Short task:
Retype, with no alterations, every line between the one containing "Output the Python" and the one containing "0.589, 0.584, 0.581]", counting both of those lines too. Pictures are to be left out.

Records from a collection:
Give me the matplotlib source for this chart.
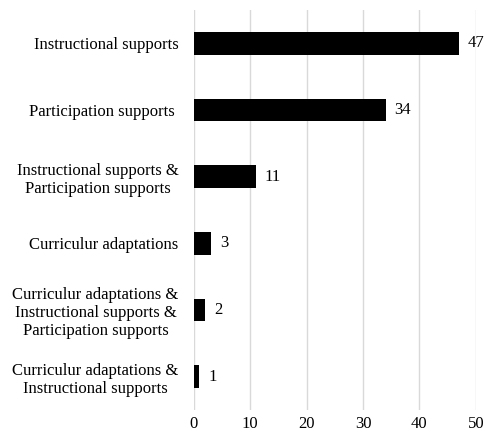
import matplotlib
matplotlib.use("Agg")
import matplotlib.pyplot as plt

categories = [
    "Instructional supports",
    "Participation supports ",
    "Instructional supports &\nParticipation supports",
    "Curriculur adaptations",
    "Curriculur adaptations &\nInstructional supports &\nParticipation supports",
    "Curriculur adaptations &\nInstructional supports",
]
counts = [47, 34, 11, 3, 2, 1]
x_ticks = [0, 10, 20, 30, 40, 50]

plt.rcParams["font.family"] = ["Liberation Serif", "DejaVu Serif"]

fig = plt.figure(figsize=(4.87, 4.38), dpi=100)
ax = fig.add_axes([0.398, 0.064, 0.579, 0.913])

ypos = list(range(len(categories)))
ax.barh(ypos, counts, height=0.34, color="black", zorder=3)
ax.set_ylim(len(categories) - 0.5, -0.5)
ax.set_xlim(0, 50)
ax.set_xticks(x_ticks)
ax.set_xticklabels([str(t) for t in x_ticks], fontsize=12)
ax.set_yticks(ypos)
ax.set_yticklabels(categories, fontsize=12, multialignment="center",
                   linespacing=1.18)
ax.tick_params(axis="both", length=0, colors="black")
ax.tick_params(axis="y", pad=11)
ax.tick_params(axis="x", pad=4)

ax.grid(axis="x", color="#d9d9d9", linewidth=1.0, zorder=0)
for s in ax.spines.values():
    s.set_visible(False)

for y, v in zip(ypos, counts):
    ax.annotate(str(v), (v, y), xytext=(6.5, 0), textcoords="offset points",
                va="center", ha="left", fontsize=12)

fig.savefig("out.png", dpi=100)
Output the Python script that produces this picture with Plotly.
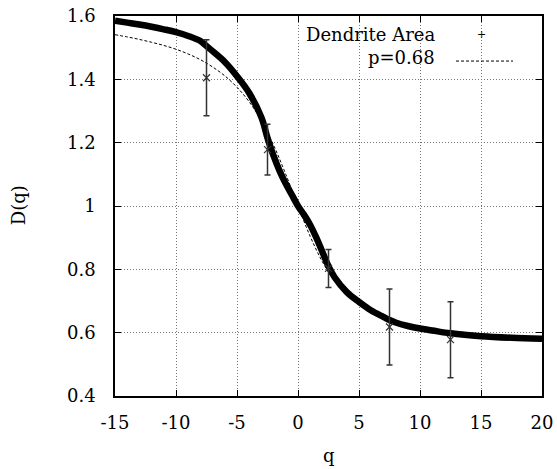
import plotly.graph_objects as go

# Thick curve: Dendrite Area D(q)
q_fit = [-15, -14, -13, -12, -11, -10, -9, -8, -7.5, -7, -6, -5, -4, -3, -2.5, -2, -1.5, -1, -0.5,
         0, 0.5, 1, 1.5, 2, 2.5, 3, 4, 5, 6, 7, 7.5, 8, 9, 10, 11, 12.5, 15, 17.5, 20]
d_fit = [1.585, 1.579, 1.573, 1.566, 1.558, 1.549, 1.537, 1.521, 1.505, 1.489, 1.455, 1.41, 1.357,
         1.28, 1.215, 1.158, 1.11, 1.07, 1.035, 1.0, 0.972, 0.94, 0.9, 0.855, 0.81, 0.775, 0.728,
         0.697, 0.67, 0.65, 0.64, 0.632, 0.621, 0.613, 0.607, 0.598, 0.589, 0.584, 0.581]

# Dashed curve: p=0.68
q_p = list(range(-15, 21))
d_p = [1.541, 1.534, 1.526, 1.517, 1.507, 1.495, 1.480, 1.462, 1.439, 1.411, 1.375, 1.329, 1.269,
       1.192, 1.100, 1.000, 0.904, 0.824, 0.763, 0.719, 0.687, 0.665, 0.648, 0.635, 0.626, 0.618,
       0.612, 0.607, 0.603, 0.599, 0.596, 0.594, 0.591, 0.589, 0.587, 0.586]

# Data points with error bars
q_pts = [-7.5, -2.5, 2.5, 7.5, 12.5]
d_pts = [1.405, 1.178, 0.803, 0.618, 0.578]
d_err = [0.12, 0.08, 0.06, 0.12, 0.12]

x_ticks = [-15, -10, -5, 0, 5, 10, 15, 20]
x_labels = ["-15", "-10", "-5", "0", "5", "10", "15", "20"]
y_ticks = [0.4, 0.6, 0.8, 1.0, 1.2, 1.4, 1.6]
y_labels = ["0.4", "0.6", "0.8", "1", "1.2", "1.4", "1.6"]

FONT = "DejaVu Serif"
FS = 18

fig = go.Figure()
fig.add_trace(go.Scatter(x=q_p, y=d_p, mode="lines", line=dict(color="black", width=1, dash="3px,2px", shape="spline"),
                         showlegend=False))
fig.add_trace(go.Scatter(x=q_fit, y=d_fit, mode="lines", line=dict(color="black", width=6.5, shape="spline"),
                         showlegend=False))
fig.add_trace(go.Scatter(x=q_pts, y=d_pts, mode="markers",
                         marker=dict(symbol="x-thin", size=7, line=dict(color="#333333", width=1.2)),
                         error_y=dict(type="data", array=d_err, visible=True, color="#333333", thickness=1.5, width=3),
                         showlegend=False))

axis_common = dict(showline=True, linecolor="black", linewidth=1.5, mirror="ticks", ticks="inside",
                   ticklen=6, tickcolor="black", tickwidth=1, showgrid=True, gridcolor="#777777",
                   griddash="1px,2px", gridwidth=1, zeroline=False, automargin=False,
                   tickfont=dict(family=FONT, size=FS, color="black"))

fig.update_layout(
    width=557, height=469,
    margin=dict(l=115, r=15, t=16, b=73, autoexpand=False),
    paper_bgcolor="white", plot_bgcolor="white",
    font=dict(family=FONT, size=FS, color="black"),
    xaxis=dict(range=[-15, 20], tickvals=x_ticks, ticktext=x_labels, ticklabelstandoff=10, **axis_common),
    yaxis=dict(range=[0.4, 1.6], tickvals=y_ticks, ticktext=y_labels, ticklabelstandoff=14, **axis_common),
    annotations=[
        dict(text="q", xref="paper", yref="paper", x=0.5, y=(395.5 - 455) / 379.5, xanchor="center",
             yanchor="middle", showarrow=False, font=dict(family=FONT, size=FS, color="black")),
        dict(text="D(q)", xref="paper", yref="paper", x=(18 - 115) / 427, y=(395.5 - 205) / 379.5,
             xanchor="center", yanchor="middle", textangle=-90, showarrow=False,
             font=dict(family=FONT, size=FS, color="black")),
        dict(text="Dendrite Area", xref="paper", yref="paper", x=(437 - 115) / 427, y=(395.5 - 34) / 379.5,
             xanchor="right", yanchor="middle", showarrow=False, font=dict(family=FONT, size=FS, color="black")),
        dict(text="p=0.68", xref="paper", yref="paper", x=(437 - 115) / 427, y=(395.5 - 57) / 379.5,
             xanchor="right", yanchor="middle", showarrow=False, font=dict(family=FONT, size=FS, color="black")),
        dict(text="+", xref="paper", yref="paper", x=(481 - 115) / 427, y=(395.5 - 34) / 379.5,
             xanchor="center", yanchor="middle", showarrow=False, font=dict(family=FONT, size=11, color="black")),
    ],
    shapes=[
        dict(type="line", xref="paper", yref="paper", x0=(456 - 115) / 427, x1=(513 - 115) / 427,
             y0=(395.5 - 61) / 379.5, y1=(395.5 - 61) / 379.5, line=dict(color="black", width=1, dash="3px,2px")),
    ],
)

fig.write_html("out.html")
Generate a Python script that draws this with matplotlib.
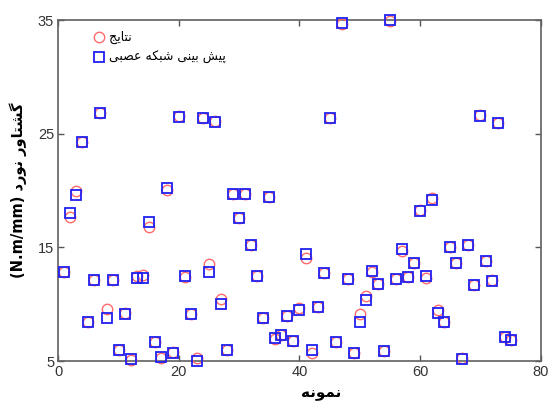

Final result:
Output the Python script that produces this picture with Plotly.
import plotly.graph_objects as go

# Thick curve: Dendrite Area D(q)
q_fit = [-15, -14, -13, -12, -11, -10, -9, -8, -7.5, -7, -6, -5, -4, -3, -2.5, -2, -1.5, -1, -0.5,
         0, 0.5, 1, 1.5, 2, 2.5, 3, 4, 5, 6, 7, 7.5, 8, 9, 10, 11, 12.5, 15, 17.5, 20]
d_fit = [1.585, 1.579, 1.573, 1.566, 1.558, 1.549, 1.537, 1.521, 1.505, 1.489, 1.455, 1.41, 1.357,
         1.28, 1.215, 1.158, 1.11, 1.07, 1.035, 1.0, 0.972, 0.94, 0.9, 0.855, 0.81, 0.775, 0.728,
         0.697, 0.67, 0.65, 0.64, 0.632, 0.621, 0.613, 0.607, 0.598, 0.589, 0.584, 0.581]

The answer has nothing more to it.